#Looking for improvment tips
1 messages · Page 1 of 1 (latest)
The first thing that come to my mind is that you should keep the day of the year or at least the month from the date field.
Also, you should describe how you fed the values to the MLP, if you normalized your data, things like that. And also the model architecture (number of layers, neurons per layer, etc...)
Start by making a simpler baseline. E.g. take just your hour variable, flatten it out into one-hot embedding and do simple linear regression. Then make progressively better baselines.
There is a lot of things that could go wrong like features can be encoded in a suboptimal format or maybe MLP model is not converging for some reason or it's too complex and overfitting
I did LinearRegression but It's worse. I got 0,20 R2 score
Normalization was a good idea, it improves my MLP model from 0.58 to 0.70.
But I still looking for advices 🙂
Thanks everyone
your neural network has nowhere near enough neurons, try at least (100,100), with the normalization of course
It's probably feature design, not the complexity of the network
The fact that just simple normalization helped kinda indicates that. On the other hand, the features are not that complex either haha. How is winddir encoded? Is it an angle in radians? Can you show how you feed the time of the day into the model? Is there any chance you can upload the data?
You are selecting only 4 features into LR, do you one-hot encode time? 
If linear regression works so poorly here, you have bigger problems than the number of neurons or hyperparameter selection. In physics there are a lot of non-linearities but they are generally monotonic and to a good degree linear. How granular is your data? How often do you sample the features and the output? E.g. is cloud cover sampled every hour same as the output? Asking to figure out how much noise you should expect.
I would be absolutely shocked if linear model did much much worse job here than 4 layer network.
Thank you for your comments
@dire cove .
It is true that I have some gaps in my skills in preparing my data.
For LR, I tested with a lot of different feature combinations, but I didn't do as much research as for MLP. Just to test different algorithm.
I figured that there is a closer relationship between the hour of day and solar energy production than the month or year since I have a relatively small data period (March - November)
Winddir seems to be an angle in degrees
Google one-hot encoding. Use it for conditions and hour of the day.
It's very simple, really. You just remove the original column and add 24 (or 23), each indicating one hour.
I can take a look at the data tomorrow.
Also filling NA with 0 may be problematic if not done carefully
You can probably encode winddir as its sin and cos
Just make sure you are computing it correctly.

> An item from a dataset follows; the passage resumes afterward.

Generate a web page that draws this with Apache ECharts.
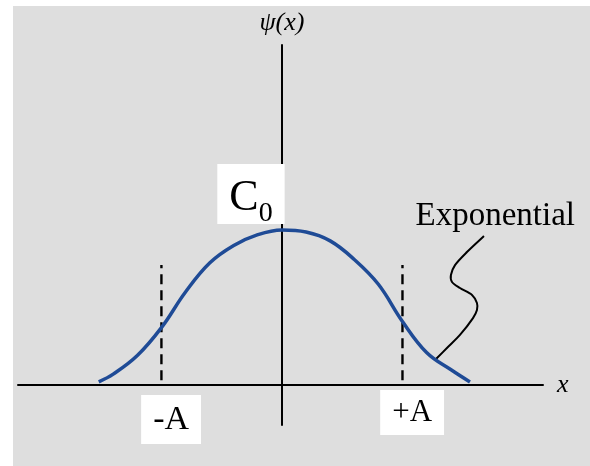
<!DOCTYPE html>
<html>
<head>
<meta charset="utf-8">
<script src="https://cdn.jsdelivr.net/npm/echarts@6/dist/echarts.min.js"></script>
<style>
  html, body { margin: 0; padding: 0; background: #fff; }
  #main { width: 590px; height: 466px; }
</style>
</head>
<body>
<div id="main"></div>
<script>
// wave function curve (x in units of A, y in units of C0)
var curveX = [-1.52, -1.4, -1.2, -1.0, -0.8, -0.6, -0.4, -0.2, 0, 0.2, 0.4, 0.6, 0.8, 1.0, 1.2, 1.4, 1.56];
var curveY = [0.02, 0.07, 0.19, 0.37, 0.60, 0.787, 0.90, 0.97, 1.0, 0.987, 0.93, 0.81, 0.65, 0.41, 0.21, 0.10, 0.02];

// classical turning points
var turnX = [-1, 1];
var turnY = [0.03, 0.774];

// pointer from "Exponential" to the tail
var pointerX = [1.676, 1.535, 1.436, 1.402, 1.411, 1.477, 1.577, 1.618, 1.618, 1.585, 1.477, 1.369, 1.27];
var pointerY = [0.961, 0.858, 0.774, 0.710, 0.665, 0.626, 0.581, 0.529, 0.484, 0.432, 0.323, 0.239, 0.161];

// text labels
var labelNames = ['C0', '-A', '+A', 'Exponential'];
var labelX = [-0.257, -0.92, 1.08, 1.77];
var labelY = [1.232, -0.223, -0.177, 1.09];

var serif = '"Liberation Serif", "DejaVu Serif", serif';

var chart = echarts.init(document.getElementById('main'));

function pairs(xs, ys) {
    return xs.map(function (x, i) { return [x, ys[i]]; });
}

// catmull-rom through pixel points -> svg path
function smoothPath(pts) {
    var d = 'M' + pts[0][0] + ' ' + pts[0][1];
    for (var i = 0; i < pts.length - 1; i++) {
        var p0 = pts[Math.max(i - 1, 0)], p1 = pts[i], p2 = pts[i + 1], p3 = pts[Math.min(i + 2, pts.length - 1)];
        var c1x = p1[0] + (p2[0] - p0[0]) / 6, c1y = p1[1] + (p2[1] - p0[1]) / 6;
        var c2x = p2[0] - (p3[0] - p1[0]) / 6, c2y = p2[1] - (p3[1] - p1[1]) / 6;
        d += ' C' + c1x + ' ' + c1y + ' ' + c2x + ' ' + c2y + ' ' + p2[0] + ' ' + p2[1];
    }
    return d;
}

var series = [];

// curve
series.push({
    type: 'line',
    data: pairs(curveX, curveY),
    smooth: 0.4,
    symbol: 'none',
    lineStyle: { color: '#1f4b96', width: 3.5 },
    z: 3
});

// dashed lines at -A and +A
turnX.forEach(function (x) {
    series.push({
        type: 'line',
        data: [[x, turnY[0]], [x, turnY[1]]],
        symbol: 'none',
        lineStyle: { color: '#000', width: 2.4, type: [10, 6] },
        z: 2
    });
});

// pointer line
series.push({
    type: 'custom',
    data: [[pointerX[0], pointerY[0]]],
    silent: true,
    z: 2,
    renderItem: function (params, api) {
        var pts = pointerX.map(function (x, i) { return api.coord([x, pointerY[i]]); });
        return {
            type: 'path',
            shape: { pathData: smoothPath(pts) },
            style: { stroke: '#000', lineWidth: 2, fill: null }
        };
    }
});

// labels
var boxStyle = {
    'C0': { size: 44, padding: [6, 12, 4, 12] },
    '-A': { size: 34, padding: [8, 12, 7, 12] },
    '+A': { size: 31, padding: [7, 12, 7, 12] },
    'Exponential': { size: 33, padding: 0 }
};
series.push({
    type: 'scatter',
    symbolSize: 0,
    silent: true,
    z: 5,
    itemStyle: { opacity: 1 },
    data: labelNames.map(function (n, i) {
        var isBox = n !== 'Exponential';
        return {
            value: [labelX[i], labelY[i]],
            name: n,
            label: {
                show: true,
                position: 'inside',
                opacity: 1,
                fontFamily: serif,
                color: '#000',
                fontSize: boxStyle[n].size,
                backgroundColor: isBox ? '#fff' : 'transparent',
                padding: boxStyle[n].padding,
                formatter: n === 'C0' ? '{c|C}{s|0}' : n,
                rich: {
                    c: { fontFamily: serif, fontSize: 44, color: '#000', lineHeight: 50, verticalAlign: 'bottom' },
                    s: { fontFamily: serif, fontSize: 28, color: '#000', lineHeight: 50, verticalAlign: 'bottom', padding: [0, 0, -8, 0] }
                }
            }
        };
    })
});

var option = {
    animation: false,
    backgroundColor: 'transparent',
    graphic: [{
        type: 'rect',
        shape: { x: 13, y: 6, width: 590, height: 466 },
        style: { fill: '#dedede' },
        z: -10
    }],
    grid: { left: 18, top: 45, width: 525, height: 380 },
    xAxis: {
        type: 'value',
        min: -2.19,
        max: 2.166,
        name: 'x',
        nameLocation: 'end',
        nameGap: 14,
        nameTextStyle: { fontFamily: serif, fontStyle: 'italic', fontSize: 26, color: '#000' },
        axisLine: { onZero: true, lineStyle: { color: '#000', width: 2 } },
        axisTick: { show: false },
        axisLabel: { show: false },
        splitLine: { show: false }
    },
    yAxis: {
        type: 'value',
        min: -0.258,
        max: 2.194,
        name: 'ψ(x)',
        nameLocation: 'end',
        nameGap: 9,
        nameTextStyle: { fontFamily: serif, fontStyle: 'italic', fontSize: 26, color: '#000' },
        axisLine: { onZero: true, lineStyle: { color: '#000', width: 2 } },
        axisTick: { show: false },
        axisLabel: { show: false },
        splitLine: { show: false }
    },
    series: series
};

chart.setOption(option);
</script>
</body>
</html>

- encode all categorical columns via one-hot embedding
- encode angles as sin and cos
- intelligently replace missing values with something that depends on the context (e.g. for winddir as an angle, there is no "0" value)
- make sure you have a robust testing setup - ideally use cross-validation, compute the mean and a 95% confidence interval just so you know how much you can be off.
- make sure a simple baseline works correctly
you should also probably one hot encode the month to gain a bit of accuracy, as the amount of solar irradiance will depend on the month of the year as well
Thank you for all your ideas, I will try it all, I will come back to bring you the news!
did you increase the number of neurons?
Yes, I tried it yesterday when you suggested it (and now), unfortunately it had no huge impact (+-0,1 better).
Initially, someone around me told me not to shuffle my data set. I activated the shuffle and got 0.97 results. I did a submission on kaggle and got a 0.6 score. This looks like overfitting, but it seems odd to me since gridsearch applies crossvalidation and crossvalidation should allow me to see/detect overfitting
They might have told you that because you have a time series dataset. If you shuffle, the model sees data from every month and validates well until you give it a completely new time period.
Hmm but you have all 12 months anyway
It seems that my model was overfitting. My gridsearch recommended me to use the lbgfs solver. I manually, change to sgd solver, and i went, finally, to 0.8 score! (with shuffle)
Lol. You must be still overfitting hard if your results are much higher than validation on kaggle.
Do CV manually
I don't know what GridSearch does, but you need to have confidence in your performance measures first.
Make a good CV setup, make a good simple baseline. Forget GridSearch and MLP for the baseline or any other advanced functionality (like feature selection).